*WHAT YOU HAVE TO DO*: Retype each line exactly. Skip images.

*SUPPLIED MATERIAL*:
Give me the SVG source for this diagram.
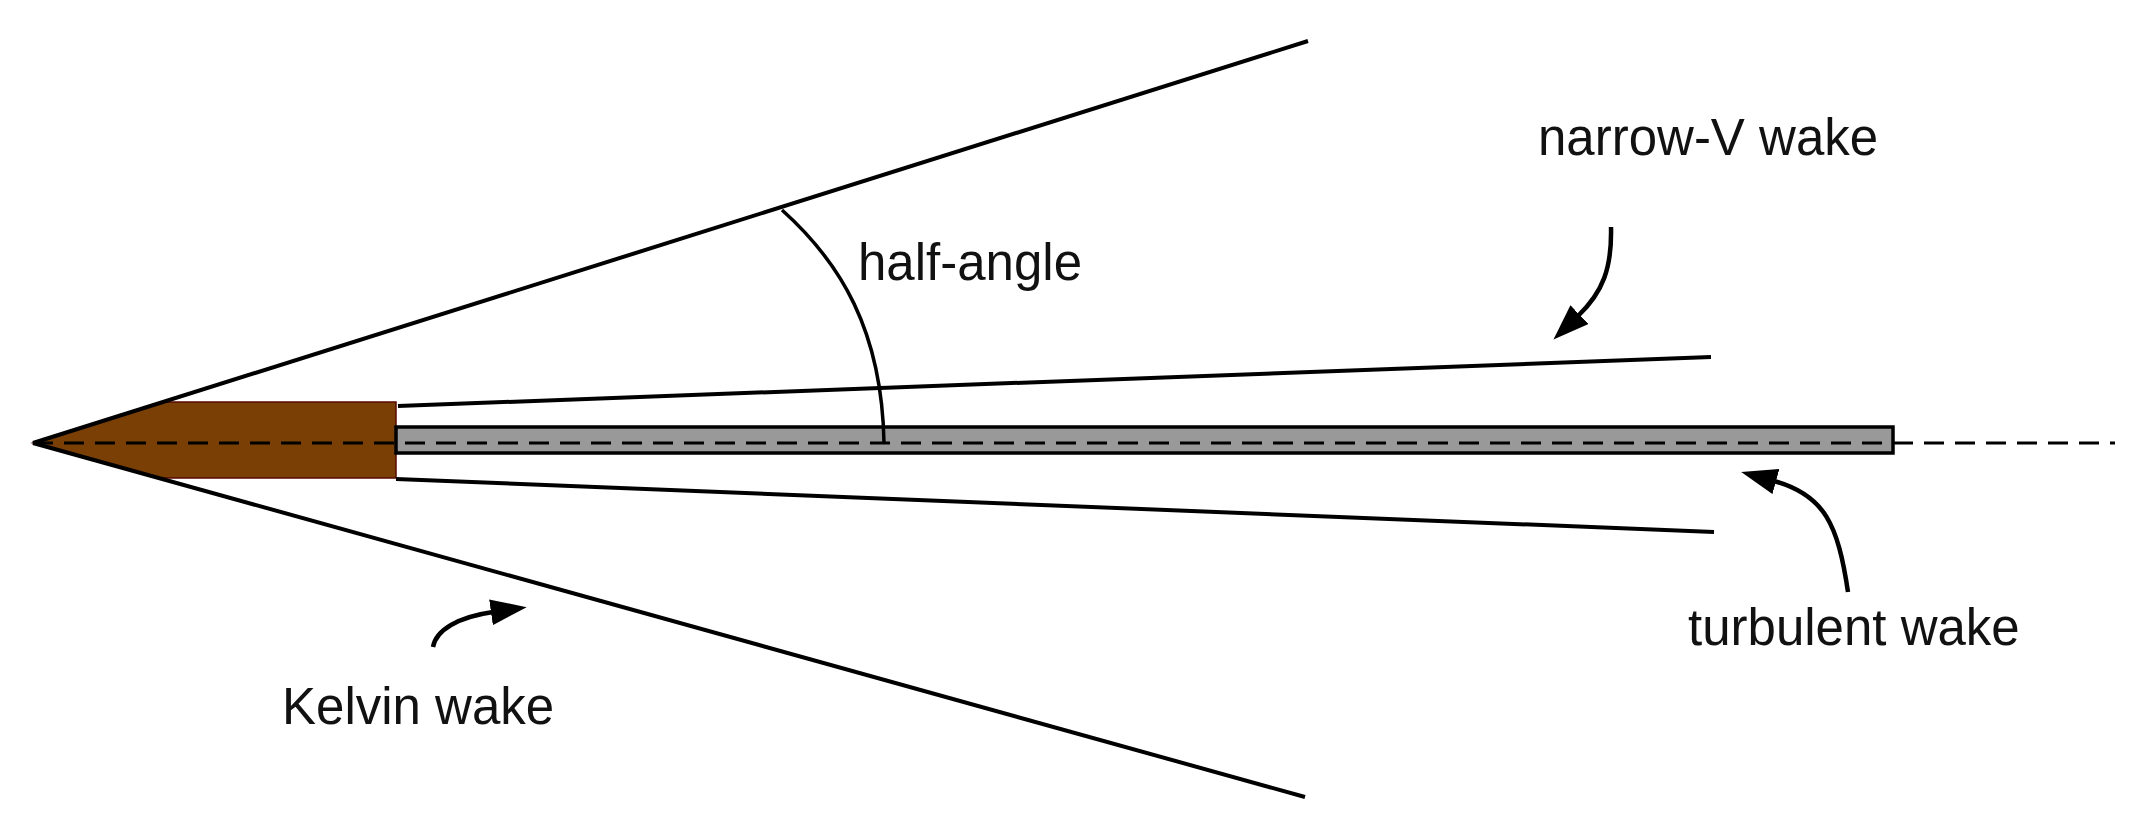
<svg xmlns="http://www.w3.org/2000/svg" width="2151" height="830" viewBox="0 0 2151 830">
<style>
.ln{fill:none;stroke:#000;stroke-width:4;stroke-linecap:butt}
.arr{fill:none;stroke:#000;stroke-width:4.5;marker-end:url(#ah)}
.lbl{font-family:"Liberation Sans",Arial,sans-serif;font-size:51px;fill:#111}
</style>
<defs>
<marker id="ah" markerUnits="userSpaceOnUse" viewBox="0 0 36 26" markerWidth="36" markerHeight="26" refX="2" refY="13" orient="auto">
<path d="M0,0 L36,13 L0,26 z" fill="#000"/>
</marker>
</defs>
<rect width="2151" height="830" fill="#fff"/>
<g id="boat">
<polygon points="33,443 163,402 396,402 396,478 159,478" fill="#7a3f04" stroke="#5a0a00" stroke-width="1.5"/>
</g>
<g id="turbulent-wake-bar">
<rect x="396" y="427" width="1497" height="26" fill="#999" stroke="#000" stroke-width="3.5"/>
</g>
<g id="connectors">
<line class="ln" x1="33" y1="443" x2="1308" y2="41"/>
<line class="ln" x1="33" y1="443" x2="1305" y2="797"/>
<line class="ln" x1="398" y1="406" x2="1711" y2="357"/>
<line class="ln" x1="396" y1="479" x2="1714" y2="532"/>
<line x1="33" y1="443" x2="2115" y2="443" stroke="#000" stroke-width="3" stroke-dasharray="20 11"/>
<path class="ln" style="stroke-width:3.5" d="M782,210 C840,262 882,330 884,443"/>
<path class="arr" d="M1611,227 C1612,268 1603,292 1578,316"/>
<path class="arr" d="M1848,592 C1838,525 1825,495 1774,481"/>
<path class="arr" d="M433,647 C436,630 458,617 493,612"/>
</g>
<g id="label-half-angle"><text class="lbl" x="858" y="280">half-angle</text></g>
<g id="label-narrow-v"><text class="lbl" x="1538" y="155">narrow-V wake</text></g>
<g id="label-turbulent"><text class="lbl" x="1688" y="645">turbulent wake</text></g>
<g id="label-kelvin"><text class="lbl" x="282" y="724">Kelvin wake</text></g>
</svg>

*OUTPUT FOR THIS EXERCISE*:
Give me the SVG source for this diagram.
<svg xmlns="http://www.w3.org/2000/svg" width="2151" height="830" viewBox="0 0 2151 830">
<style>
.ln{fill:none;stroke:#000;stroke-width:4;stroke-linecap:butt}
.arr{fill:none;stroke:#000;stroke-width:4.5;marker-end:url(#ah)}
.lbl{font-family:"Liberation Sans",Arial,sans-serif;font-size:51px;fill:#111}
</style>
<defs>
<marker id="ah" markerUnits="userSpaceOnUse" viewBox="0 0 36 26" markerWidth="36" markerHeight="26" refX="2" refY="13" orient="auto">
<path d="M0,0 L36,13 L0,26 z" fill="#000"/>
</marker>
</defs>
<rect width="2151" height="830" fill="#fff"/>
<g id="boat">
<polygon points="33,443 163,402 396,402 396,478 159,478" fill="#7a3f04" stroke="#5a0a00" stroke-width="1.5"/>
</g>
<g id="turbulent-wake-bar">
<rect x="396" y="427" width="1497" height="26" fill="#999" stroke="#000" stroke-width="3.5"/>
</g>
<g id="connectors">
<line class="ln" x1="33" y1="443" x2="1308" y2="41"/>
<line class="ln" x1="33" y1="443" x2="1305" y2="797"/>
<line class="ln" x1="398" y1="406" x2="1711" y2="357"/>
<line class="ln" x1="396" y1="479" x2="1714" y2="532"/>
<line x1="33" y1="443" x2="2115" y2="443" stroke="#000" stroke-width="3" stroke-dasharray="20 11"/>
<path class="ln" style="stroke-width:3.5" d="M782,210 C840,262 882,330 884,443"/>
<path class="arr" d="M1611,227 C1612,268 1603,292 1578,316"/>
<path class="arr" d="M1848,592 C1838,525 1825,495 1774,481"/>
<path class="arr" d="M433,647 C436,630 458,617 493,612"/>
</g>
<g id="label-half-angle"><text class="lbl" x="858" y="280">half-angle</text></g>
<g id="label-narrow-v"><text class="lbl" x="1538" y="155">narrow-V wake</text></g>
<g id="label-turbulent"><text class="lbl" x="1688" y="645">turbulent wake</text></g>
<g id="label-kelvin"><text class="lbl" x="282" y="724">Kelvin wake</text></g>
</svg>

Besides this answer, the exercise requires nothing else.